Giuseppe Russo Rossi has received every accolade that a young
violist could wish for including, recently, the President of Italy’s
Prize for Outstanding Achievement in the Arts. He has formed a quartet
with three friends and when they arrive in Sermoneta I am surprised to
see that I know the others too, albeit in different contexts. Giuseppe
has asked his teacher for a lesson on Beethoven’s Opus 95. Although the
four musicians are at different levels of technical accomplishment,
Maestro Giuranna is able to compliment them for their excellent sense
of ensemble. They clearly have a serious commitment to this and you
hear at once that they have been studying together for some time.
Quartets are never made in a day. When players as gifted as this
discover and convey the sheer pleasure of making music together (the
Italians have the beautiful expression –musica d’ insieme
) another flag should be hoisted to their glory.
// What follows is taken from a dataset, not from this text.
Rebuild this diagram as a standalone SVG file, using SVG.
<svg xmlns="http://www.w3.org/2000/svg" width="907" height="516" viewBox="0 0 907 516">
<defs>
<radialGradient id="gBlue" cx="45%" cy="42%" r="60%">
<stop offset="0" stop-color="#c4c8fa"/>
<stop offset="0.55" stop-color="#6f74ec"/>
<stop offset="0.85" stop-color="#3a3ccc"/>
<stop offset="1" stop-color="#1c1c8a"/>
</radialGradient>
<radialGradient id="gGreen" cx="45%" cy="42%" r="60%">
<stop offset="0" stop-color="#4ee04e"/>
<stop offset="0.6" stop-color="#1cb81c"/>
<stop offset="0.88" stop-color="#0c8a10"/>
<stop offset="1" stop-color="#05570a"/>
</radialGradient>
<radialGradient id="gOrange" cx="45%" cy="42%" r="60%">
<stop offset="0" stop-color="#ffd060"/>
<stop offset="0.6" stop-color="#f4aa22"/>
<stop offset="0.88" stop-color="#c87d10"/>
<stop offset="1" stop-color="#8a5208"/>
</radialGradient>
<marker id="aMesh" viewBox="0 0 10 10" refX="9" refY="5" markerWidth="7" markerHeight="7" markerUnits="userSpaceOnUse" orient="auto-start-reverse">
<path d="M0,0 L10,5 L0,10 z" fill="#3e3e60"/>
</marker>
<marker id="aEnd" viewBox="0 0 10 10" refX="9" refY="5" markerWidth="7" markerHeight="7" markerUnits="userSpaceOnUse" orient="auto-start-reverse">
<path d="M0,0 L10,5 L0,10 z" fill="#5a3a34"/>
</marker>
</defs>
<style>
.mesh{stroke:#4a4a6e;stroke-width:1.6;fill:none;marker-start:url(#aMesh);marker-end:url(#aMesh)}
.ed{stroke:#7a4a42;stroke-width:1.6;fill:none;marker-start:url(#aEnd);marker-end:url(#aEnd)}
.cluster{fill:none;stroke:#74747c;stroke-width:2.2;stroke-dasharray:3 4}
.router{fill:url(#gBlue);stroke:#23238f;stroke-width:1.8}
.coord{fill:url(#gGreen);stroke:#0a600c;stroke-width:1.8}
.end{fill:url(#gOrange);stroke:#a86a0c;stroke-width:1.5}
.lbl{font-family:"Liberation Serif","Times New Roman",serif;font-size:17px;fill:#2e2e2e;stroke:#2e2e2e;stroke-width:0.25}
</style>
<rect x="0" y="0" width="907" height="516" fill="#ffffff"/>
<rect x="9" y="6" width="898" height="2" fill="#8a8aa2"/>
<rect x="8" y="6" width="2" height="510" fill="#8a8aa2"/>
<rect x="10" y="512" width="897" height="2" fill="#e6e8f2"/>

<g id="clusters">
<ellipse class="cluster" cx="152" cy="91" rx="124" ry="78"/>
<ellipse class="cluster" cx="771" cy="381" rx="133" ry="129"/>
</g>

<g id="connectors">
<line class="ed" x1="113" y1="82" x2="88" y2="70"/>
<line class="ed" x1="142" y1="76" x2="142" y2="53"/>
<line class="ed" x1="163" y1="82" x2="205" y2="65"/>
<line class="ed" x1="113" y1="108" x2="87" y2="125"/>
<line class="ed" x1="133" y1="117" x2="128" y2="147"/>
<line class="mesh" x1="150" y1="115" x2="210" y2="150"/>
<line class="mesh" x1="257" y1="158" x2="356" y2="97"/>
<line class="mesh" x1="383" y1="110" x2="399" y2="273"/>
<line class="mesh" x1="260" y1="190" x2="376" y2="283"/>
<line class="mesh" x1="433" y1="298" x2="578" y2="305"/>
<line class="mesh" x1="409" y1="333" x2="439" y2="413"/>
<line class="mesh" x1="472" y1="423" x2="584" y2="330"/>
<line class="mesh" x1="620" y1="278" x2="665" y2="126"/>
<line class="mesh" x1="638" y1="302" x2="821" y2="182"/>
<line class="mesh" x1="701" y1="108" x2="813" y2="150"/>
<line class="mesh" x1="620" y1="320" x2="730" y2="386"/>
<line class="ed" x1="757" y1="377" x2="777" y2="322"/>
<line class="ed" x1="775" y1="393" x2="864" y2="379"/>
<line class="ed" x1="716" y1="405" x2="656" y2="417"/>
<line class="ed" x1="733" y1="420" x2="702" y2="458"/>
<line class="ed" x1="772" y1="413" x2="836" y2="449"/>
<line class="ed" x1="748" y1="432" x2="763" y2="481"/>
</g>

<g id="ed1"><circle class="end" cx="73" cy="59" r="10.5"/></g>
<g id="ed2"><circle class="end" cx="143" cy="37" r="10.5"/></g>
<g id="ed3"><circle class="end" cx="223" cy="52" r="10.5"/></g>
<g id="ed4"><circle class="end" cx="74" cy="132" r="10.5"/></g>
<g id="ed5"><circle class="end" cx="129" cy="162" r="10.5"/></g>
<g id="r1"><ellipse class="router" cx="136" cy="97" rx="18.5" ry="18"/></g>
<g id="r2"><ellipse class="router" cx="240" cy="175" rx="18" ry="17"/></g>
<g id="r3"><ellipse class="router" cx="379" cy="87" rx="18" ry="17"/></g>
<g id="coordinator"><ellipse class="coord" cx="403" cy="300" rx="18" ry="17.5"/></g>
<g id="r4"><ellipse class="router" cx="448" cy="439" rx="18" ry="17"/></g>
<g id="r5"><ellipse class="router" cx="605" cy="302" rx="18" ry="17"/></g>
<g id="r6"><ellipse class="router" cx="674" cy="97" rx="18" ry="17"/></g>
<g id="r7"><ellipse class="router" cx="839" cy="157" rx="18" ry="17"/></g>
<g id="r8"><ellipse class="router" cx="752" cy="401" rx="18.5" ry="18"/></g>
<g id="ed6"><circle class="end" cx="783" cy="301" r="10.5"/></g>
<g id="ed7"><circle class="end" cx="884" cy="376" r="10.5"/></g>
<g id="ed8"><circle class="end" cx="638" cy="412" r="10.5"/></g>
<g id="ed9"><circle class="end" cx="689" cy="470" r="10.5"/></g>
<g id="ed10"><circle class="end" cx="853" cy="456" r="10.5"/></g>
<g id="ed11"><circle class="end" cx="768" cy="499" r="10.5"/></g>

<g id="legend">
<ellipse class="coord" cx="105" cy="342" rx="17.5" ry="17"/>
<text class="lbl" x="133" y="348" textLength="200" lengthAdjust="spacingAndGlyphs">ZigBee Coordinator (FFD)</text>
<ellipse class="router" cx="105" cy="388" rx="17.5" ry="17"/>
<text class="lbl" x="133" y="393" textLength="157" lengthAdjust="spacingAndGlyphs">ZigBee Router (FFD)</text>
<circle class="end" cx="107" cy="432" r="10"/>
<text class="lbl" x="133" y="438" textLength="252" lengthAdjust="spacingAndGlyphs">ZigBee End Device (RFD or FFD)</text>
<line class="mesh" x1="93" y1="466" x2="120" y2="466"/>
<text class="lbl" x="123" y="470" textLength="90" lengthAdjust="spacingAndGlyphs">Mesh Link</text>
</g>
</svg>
But I have saved the best till last. Daniel Palmizio is twenty
three (English mother and Italian father). He has also studied with Ian
Jewell(himself out of the Giuranna nest). With characteristic, smiling,
self-effacement, Bruno Giuranna tells me I’ve been trying to
destroy the boy for six years, and as you can hear, I haven’t managed
it. He plays the entire Second Partita of Bach. Genius is not
too big a word to use here. His unflinching concentration is focused
precisely onto the point where the hair of the bow makes contact with
the string. The excellence of both hands is so perfectly coordinated
that the two hands sound as one, in defiance of the laws of physics.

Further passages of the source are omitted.